»»

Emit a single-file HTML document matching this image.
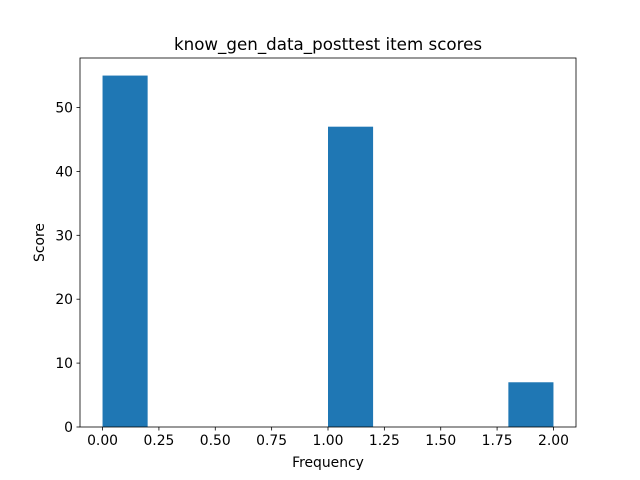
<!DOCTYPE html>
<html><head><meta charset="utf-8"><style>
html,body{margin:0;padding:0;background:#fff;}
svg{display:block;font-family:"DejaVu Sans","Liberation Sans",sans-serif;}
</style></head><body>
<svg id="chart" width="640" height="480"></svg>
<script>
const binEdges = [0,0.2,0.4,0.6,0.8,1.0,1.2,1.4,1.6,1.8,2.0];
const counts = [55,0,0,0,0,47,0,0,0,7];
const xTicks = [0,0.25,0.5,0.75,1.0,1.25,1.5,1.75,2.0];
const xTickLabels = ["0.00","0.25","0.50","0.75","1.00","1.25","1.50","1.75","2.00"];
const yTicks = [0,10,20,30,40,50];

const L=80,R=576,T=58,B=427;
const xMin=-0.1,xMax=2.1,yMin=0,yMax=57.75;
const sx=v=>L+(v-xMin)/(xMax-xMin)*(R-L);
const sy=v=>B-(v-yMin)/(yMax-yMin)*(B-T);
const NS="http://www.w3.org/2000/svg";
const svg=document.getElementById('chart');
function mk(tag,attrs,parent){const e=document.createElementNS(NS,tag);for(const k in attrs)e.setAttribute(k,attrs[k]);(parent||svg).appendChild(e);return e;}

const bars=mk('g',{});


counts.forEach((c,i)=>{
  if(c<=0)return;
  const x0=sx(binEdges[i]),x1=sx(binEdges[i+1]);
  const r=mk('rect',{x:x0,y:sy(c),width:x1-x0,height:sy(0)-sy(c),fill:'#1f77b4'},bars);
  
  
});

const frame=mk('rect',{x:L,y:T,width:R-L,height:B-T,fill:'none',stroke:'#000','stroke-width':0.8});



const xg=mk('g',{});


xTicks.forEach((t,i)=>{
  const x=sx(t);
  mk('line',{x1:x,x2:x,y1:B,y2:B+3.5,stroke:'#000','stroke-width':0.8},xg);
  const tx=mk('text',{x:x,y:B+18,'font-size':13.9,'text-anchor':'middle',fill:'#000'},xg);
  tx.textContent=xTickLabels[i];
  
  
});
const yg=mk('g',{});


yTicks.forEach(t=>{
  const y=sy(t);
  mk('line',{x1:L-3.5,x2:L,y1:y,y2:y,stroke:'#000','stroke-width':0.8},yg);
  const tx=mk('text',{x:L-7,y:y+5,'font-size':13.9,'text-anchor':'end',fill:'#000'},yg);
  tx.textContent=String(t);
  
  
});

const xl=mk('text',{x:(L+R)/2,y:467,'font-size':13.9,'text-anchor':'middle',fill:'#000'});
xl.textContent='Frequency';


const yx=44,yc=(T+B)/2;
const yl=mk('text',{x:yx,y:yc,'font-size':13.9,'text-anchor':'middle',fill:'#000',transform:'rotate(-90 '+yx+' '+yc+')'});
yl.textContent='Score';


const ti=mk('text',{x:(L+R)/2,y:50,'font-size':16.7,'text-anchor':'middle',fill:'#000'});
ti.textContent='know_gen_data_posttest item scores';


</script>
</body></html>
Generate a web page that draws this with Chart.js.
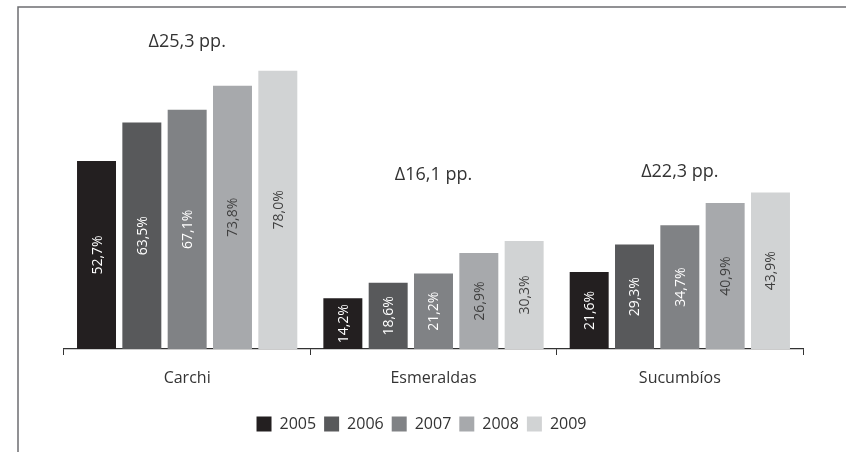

««

Send back the data above word for word, with the pictures left out.

§ Complete response
Emit a single-file HTML document matching this image.
<!DOCTYPE html>
<html><head><meta charset="utf-8"><style>
html,body{margin:0;padding:0;background:#fff;}
svg{display:block;font-family:"DejaVu Sans","Liberation Sans",sans-serif;}
</style></head><body>
<svg id="chart" width="640" height="480"></svg>
<script>
const binEdges = [0,0.2,0.4,0.6,0.8,1.0,1.2,1.4,1.6,1.8,2.0];
const counts = [55,0,0,0,0,47,0,0,0,7];
const xTicks = [0,0.25,0.5,0.75,1.0,1.25,1.5,1.75,2.0];
const xTickLabels = ["0.00","0.25","0.50","0.75","1.00","1.25","1.50","1.75","2.00"];
const yTicks = [0,10,20,30,40,50];

const L=80,R=576,T=58,B=427;
const xMin=-0.1,xMax=2.1,yMin=0,yMax=57.75;
const sx=v=>L+(v-xMin)/(xMax-xMin)*(R-L);
const sy=v=>B-(v-yMin)/(yMax-yMin)*(B-T);
const NS="http://www.w3.org/2000/svg";
const svg=document.getElementById('chart');
function mk(tag,attrs,parent){const e=document.createElementNS(NS,tag);for(const k in attrs)e.setAttribute(k,attrs[k]);(parent||svg).appendChild(e);return e;}

const bars=mk('g',{});


counts.forEach((c,i)=>{
  if(c<=0)return;
  const x0=sx(binEdges[i]),x1=sx(binEdges[i+1]);
  const r=mk('rect',{x:x0,y:sy(c),width:x1-x0,height:sy(0)-sy(c),fill:'#1f77b4'},bars);
  
  
});

const frame=mk('rect',{x:L,y:T,width:R-L,height:B-T,fill:'none',stroke:'#000','stroke-width':0.8});



const xg=mk('g',{});


xTicks.forEach((t,i)=>{
  const x=sx(t);
  mk('line',{x1:x,x2:x,y1:B,y2:B+3.5,stroke:'#000','stroke-width':0.8},xg);
  const tx=mk('text',{x:x,y:B+18,'font-size':13.9,'text-anchor':'middle',fill:'#000'},xg);
  tx.textContent=xTickLabels[i];
  
  
});
const yg=mk('g',{});


yTicks.forEach(t=>{
  const y=sy(t);
  mk('line',{x1:L-3.5,x2:L,y1:y,y2:y,stroke:'#000','stroke-width':0.8},yg);
  const tx=mk('text',{x:L-7,y:y+5,'font-size':13.9,'text-anchor':'end',fill:'#000'},yg);
  tx.textContent=String(t);
  
  
});

const xl=mk('text',{x:(L+R)/2,y:467,'font-size':13.9,'text-anchor':'middle',fill:'#000'});
xl.textContent='Frequency';


const yx=44,yc=(T+B)/2;
const yl=mk('text',{x:yx,y:yc,'font-size':13.9,'text-anchor':'middle',fill:'#000',transform:'rotate(-90 '+yx+' '+yc+')'});
yl.textContent='Score';


const ti=mk('text',{x:(L+R)/2,y:50,'font-size':16.7,'text-anchor':'middle',fill:'#000'});
ti.textContent='know_gen_data_posttest item scores';


</script>
</body></html>
Generate a web page that draws this with Chart.js.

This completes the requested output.